The Descent of Man was published 11 years after On the Origin of Species, which was the culmination of decades of work, including Darwin's global voyage aboard the HMS Beagle.
But his first book, which shook the foundations of the scientific and religious world when it was published, skirted around the issue of what his theories meant for humans.
Descent of Man changed this and tackled the thorny issue head on, putting Darwin on a collision course with religion and conventional scientific thought at the time.
Fuentes points out that many of Darwin's conclusions were enlightened and stand up to modern scientific vigour, but he also condemns many of Darwin's views.
"Like so many of the scientific tomes of Darwin's day, [Descent of Man] offers a racist and sexist view of humanity," Fuentes writes. "Some of Darwin's ... assertions were dismally, and dangerously, wrong. Descent is a text from which to learn, but not to venerate."

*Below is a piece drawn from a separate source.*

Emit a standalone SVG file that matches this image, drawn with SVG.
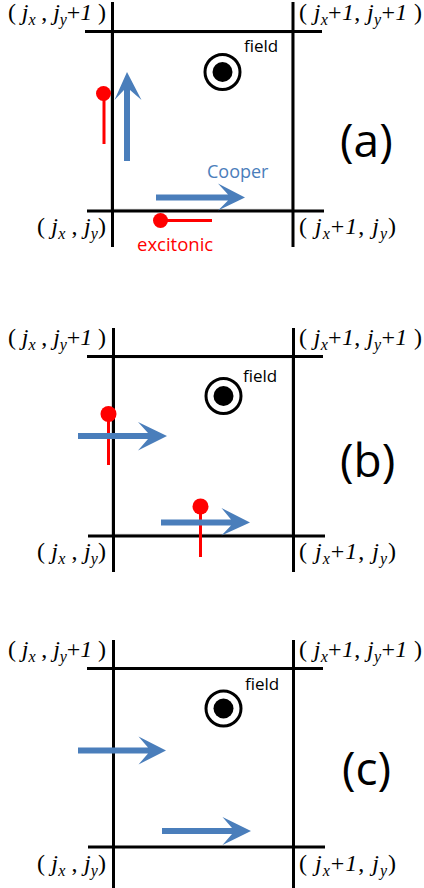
<svg xmlns="http://www.w3.org/2000/svg" width="424" height="888" viewBox="0 0 424 888">
<style>
.grid{stroke:#000;stroke-width:3;fill:none}
.inner{stroke:#c8c8c8;stroke-width:1.5;fill:none}
.pin{stroke:#ff0000;stroke-width:3;fill:none}
.dot{fill:#ff0000}
.arrow{fill:#4a7ebb}
.lbl{font-family:"Liberation Serif","Times New Roman",serif;font-size:24px;fill:#000}
.i{font-style:italic}
.s{font-style:italic;font-size:16px}
.field{font-family:"Open Sans","Liberation Sans",sans-serif;font-size:17px;fill:#000}
.tag{font-family:"Open Sans","Liberation Sans",sans-serif;font-size:46px;fill:#000}
.cooper{font-family:"Open Sans","Liberation Sans",sans-serif;font-size:18px;fill:#4a7ebb}
.exc{font-family:"Open Sans","Liberation Sans",sans-serif;font-size:18.5px;fill:#ff0000}
</style>
<defs>
<g id="fieldsym">
<circle cx="0" cy="0" r="17.5" fill="none" stroke="#000" stroke-width="3"/>
<circle cx="0" cy="0" r="10" fill="#000"/>
</g>
</defs>

<!-- Panel (a) -->
<g id="panel-a">
<g id="a-cell">
<rect class="inner" x="111" y="32.5" width="181" height="177"/>
<line class="grid" x1="112.5" y1="2" x2="112.5" y2="247"/>
<line class="grid" x1="293" y1="2" x2="293" y2="247"/>
<line class="grid" x1="85" y1="31.5" x2="322" y2="31.5"/>
<line class="grid" x1="87" y1="211" x2="324" y2="211"/>
</g>
<g id="a-field">
<use href="#fieldsym" x="222.5" y="72"/>
<text class="field" x="244" y="52">field</text>
</g>
<g id="a-excitonic">
<line class="pin" x1="104" y1="94" x2="104" y2="144"/>
<circle class="dot" cx="103.5" cy="93.5" r="7.5"/>
<line class="pin" x1="160" y1="220.5" x2="212" y2="220.5"/>
<circle class="dot" cx="160.5" cy="220.5" r="7.5"/>
<text class="exc" x="137" y="251">excitonic</text>
</g>
<g id="a-cooper">
<path class="arrow" d="M124,161 L124,90 L114.5,100 L127,72 L141.5,100 L130,90 L130,161 Z"/>
<path class="arrow" d="M156,194.5 L228,194.5 L218,183.5 L245,197.5 L218,210.5 L228,200.5 L156,200.5 Z"/>
<text class="cooper" x="207" y="178">Cooper</text>
</g>
<g id="a-labels">
<text class="lbl" x="8" y="20" textLength="98" lengthAdjust="spacing">( <tspan class="i">j</tspan><tspan class="s" dy="5">x</tspan><tspan dy="-5"> , </tspan><tspan class="i">j</tspan><tspan class="s" dy="5">y</tspan><tspan dy="-5">+</tspan><tspan class="i">1</tspan> )</text>
<text class="lbl" x="299" y="20" textLength="123" lengthAdjust="spacing">( <tspan class="i">j</tspan><tspan class="s" dy="5">x</tspan><tspan dy="-5">+</tspan><tspan class="i">1</tspan>, <tspan class="i">j</tspan><tspan class="s" dy="5">y</tspan><tspan dy="-5">+</tspan><tspan class="i">1</tspan> )</text>
<text class="lbl" x="37" y="234" textLength="69" lengthAdjust="spacing">( <tspan class="i">j</tspan><tspan class="s" dy="5">x</tspan><tspan dy="-5"> , </tspan><tspan class="i">j</tspan><tspan class="s" dy="5">y</tspan><tspan dy="-5">)</tspan></text>
<text class="lbl" x="299" y="234" textLength="97" lengthAdjust="spacing">( <tspan class="i">j</tspan><tspan class="s" dy="5">x</tspan><tspan dy="-5">+</tspan><tspan class="i">1</tspan>, <tspan class="i">j</tspan><tspan class="s" dy="5">y</tspan><tspan dy="-5">)</tspan></text>
<text class="tag" x="340" y="157">(a)</text>
</g>
</g>

<!-- Panel (b) -->
<g id="panel-b">
<g id="b-cell">
<rect class="inner" x="112" y="357.5" width="180" height="177"/>
<line class="grid" x1="113.5" y1="328" x2="113.5" y2="572"/>
<line class="grid" x1="293.5" y1="328" x2="293.5" y2="572"/>
<line class="grid" x1="87" y1="356.5" x2="323" y2="356.5"/>
<line class="grid" x1="88" y1="536" x2="325" y2="536"/>
</g>
<g id="b-field">
<use href="#fieldsym" x="223.5" y="396"/>
<text class="field" x="243" y="382">field</text>
</g>
<g id="b-excitonic">
<line class="pin" x1="108.5" y1="414" x2="108.5" y2="465"/>
<circle class="dot" cx="108.5" cy="414" r="8"/>
<line class="pin" x1="200.5" y1="507" x2="200.5" y2="557"/>
<circle class="dot" cx="200.5" cy="506.5" r="8"/>
</g>
<g id="b-cooper">
<path class="arrow" d="M78,433 L148,433 L138,422 L167,436 L138,450.5 L148,439 L78,439 Z"/>
<path class="arrow" d="M161,519.5 L231,519.5 L221.5,508 L250,522.5 L221.5,535.5 L231,525.5 L161,525.5 Z"/>
</g>
<g id="b-labels">
<text class="lbl" x="8" y="345" textLength="98" lengthAdjust="spacing">( <tspan class="i">j</tspan><tspan class="s" dy="5">x</tspan><tspan dy="-5"> , </tspan><tspan class="i">j</tspan><tspan class="s" dy="5">y</tspan><tspan dy="-5">+</tspan><tspan class="i">1</tspan> )</text>
<text class="lbl" x="299" y="345" textLength="123" lengthAdjust="spacing">( <tspan class="i">j</tspan><tspan class="s" dy="5">x</tspan><tspan dy="-5">+</tspan><tspan class="i">1</tspan>, <tspan class="i">j</tspan><tspan class="s" dy="5">y</tspan><tspan dy="-5">+</tspan><tspan class="i">1</tspan> )</text>
<text class="lbl" x="37" y="559" textLength="69" lengthAdjust="spacing">( <tspan class="i">j</tspan><tspan class="s" dy="5">x</tspan><tspan dy="-5"> , </tspan><tspan class="i">j</tspan><tspan class="s" dy="5">y</tspan><tspan dy="-5">)</tspan></text>
<text class="lbl" x="299" y="559" textLength="97" lengthAdjust="spacing">( <tspan class="i">j</tspan><tspan class="s" dy="5">x</tspan><tspan dy="-5">+</tspan><tspan class="i">1</tspan>, <tspan class="i">j</tspan><tspan class="s" dy="5">y</tspan><tspan dy="-5">)</tspan></text>
<text class="tag" x="340" y="477">(b)</text>
</g>
</g>

<!-- Panel (c) -->
<g id="panel-c">
<g id="c-cell">
<line class="grid" x1="113.5" y1="640" x2="113.5" y2="888"/>
<line class="grid" x1="293.5" y1="640" x2="293.5" y2="888"/>
<line class="grid" x1="87" y1="668.5" x2="323" y2="668.5"/>
<line class="grid" x1="88" y1="847" x2="325" y2="847"/>
</g>
<g id="c-field">
<use href="#fieldsym" x="223.5" y="708.5"/>
<text class="field" x="245" y="690">field</text>
</g>
<g id="c-cooper">
<path class="arrow" d="M78,747.5 L148,747.5 L138.5,736.5 L166,750.5 L138.5,764.5 L148,753.5 L78,753.5 Z"/>
<path class="arrow" d="M162,828 L232,828 L222.5,817 L251,831 L222.5,845 L232,834 L162,834 Z"/>
</g>
<g id="c-labels">
<text class="lbl" x="8" y="657" textLength="98" lengthAdjust="spacing">( <tspan class="i">j</tspan><tspan class="s" dy="5">x</tspan><tspan dy="-5"> , </tspan><tspan class="i">j</tspan><tspan class="s" dy="5">y</tspan><tspan dy="-5">+</tspan><tspan class="i">1</tspan> )</text>
<text class="lbl" x="299" y="657" textLength="123" lengthAdjust="spacing">( <tspan class="i">j</tspan><tspan class="s" dy="5">x</tspan><tspan dy="-5">+</tspan><tspan class="i">1</tspan>, <tspan class="i">j</tspan><tspan class="s" dy="5">y</tspan><tspan dy="-5">+</tspan><tspan class="i">1</tspan> )</text>
<text class="lbl" x="37" y="871" textLength="69" lengthAdjust="spacing">( <tspan class="i">j</tspan><tspan class="s" dy="5">x</tspan><tspan dy="-5"> , </tspan><tspan class="i">j</tspan><tspan class="s" dy="5">y</tspan><tspan dy="-5">)</tspan></text>
<text class="lbl" x="299" y="871" textLength="97" lengthAdjust="spacing">( <tspan class="i">j</tspan><tspan class="s" dy="5">x</tspan><tspan dy="-5">+</tspan><tspan class="i">1</tspan>, <tspan class="i">j</tspan><tspan class="s" dy="5">y</tspan><tspan dy="-5">)</tspan></text>
<text class="tag" x="342" y="785">(c)</text>
</g>
</g>
</svg>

The central theme of Darwin's work is that humans were no more special than any other animals and that we evolved from ancestral primates. But Fuentes points out Darwin applied this logic sporadically and "baselessly asserted evolutionary differences between races".
"Darwin portrayed indigenous peoples of the Americas and Australia as less than Europeans in capacity and behaviour," Fuentes says.
"Peoples of the African continent were consistently referred to as cognitively depauperate, less capable, and of a lower rank than other races."